In this great user persona template from Applied By Design. This user persona obviously required a lot of quantitative research to aid with the task that its end users have to carry out.

As a result, there is a lot of analytical data that needs to be displayed on the page. That data needs to be represented in a way that it is easily digestible and memorable.

This user persona template achieves just that by using plenty of color differentiation, bar charts, pie charts, icons and numbers. Each section is also clearly labeled and organized in a way that certain pieces of information will be easy to find when an end user refers back to it at different stages of the development process.

The marketing manager

Color coding can make data easier to memorize - Justinmind

This persona template from Behance of a marketing manager’s user persona could be a great way to represent a current userbase, though it could also be used before an app or website is developed.

The overall design features hint at someone who is very tech savvy. The colorful graphics not only make the visual data more interesting, but they also help make it easier to memorize the statistics.

Another thing we like about this persona template is that it switches it up a little — some sections are denoted by text, some by graphical statistics and one — is represented entirely by images.

The 26-year-old nurse

Simple designs can convey a lot of detail in user personas - Justinmind

Sometimes it’s best to keep it simple. This persona template works if you’re trying to convey information about a persona’s daily routine, job, hobbies, likes and dislikes but it as brief a way as possible.

The “daily routine” section displays a wealth of information about a day in the life of the persona in question, using just icons and single word descriptions. The quote just below the image sums this all up pretty well.

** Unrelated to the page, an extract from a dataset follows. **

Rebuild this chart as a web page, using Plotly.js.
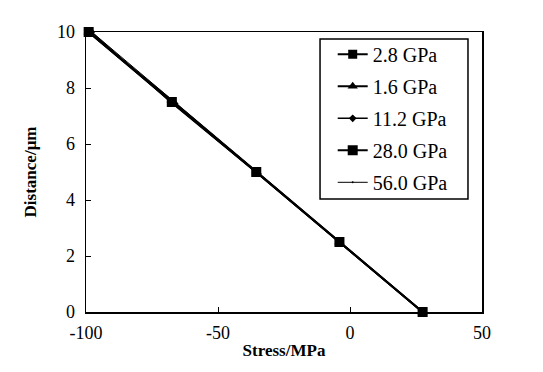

All in all, it’s a great example of a persona that provides useful insights while, at the same time, being easy to remember.

The 43-year-old nurse

 A minimalist design can make a user persona easier to read - Justinmind

In this example from Alexey Tretina of a mainly text-based user persona template, we can see a minimalist design at play that’s not just informative, but easy on the eyes and easy to remember.

The persona template includes a photograph of a friendly female nurse and a quote and bio that sum up her life perfectly at the age of 43, in addition to her goals being clearly listed out.

Her skills are clearly highlighted through the use of shape rating and the “favorite apps” section give a indication as to her mobile habits.

The alternative consumer

Visual-based personas can convey a lot of details without any text - Justinmind

This imaged-based design template from Jason Travis is a unique take on the user persona. When we said that the sky is the limit — we weren’t kidding!

Depending on what type of app or website you’re designing, sometimes it may make more sense just to use visual representations. After all, an image can tell a thousand words!

In the above example, we have a photograph of the user persona in her everyday life. She has an alternative appearance and judging by some of her belongings, she likes partying and having fun. The fact that her money is laid out suggests that she enjoys spending and consuming.

The wrap up

User personas are a fundamental part of ensuring the success of your website or app. It’s important to make sure you choose the correct design for your persona, and to ensure that the information it conveys is relevant and beneficial to all teams involved in the development and design process.

If done right, personas can capture your attention and forge a memorable impression in your memory, so that they’re with you every step of the process.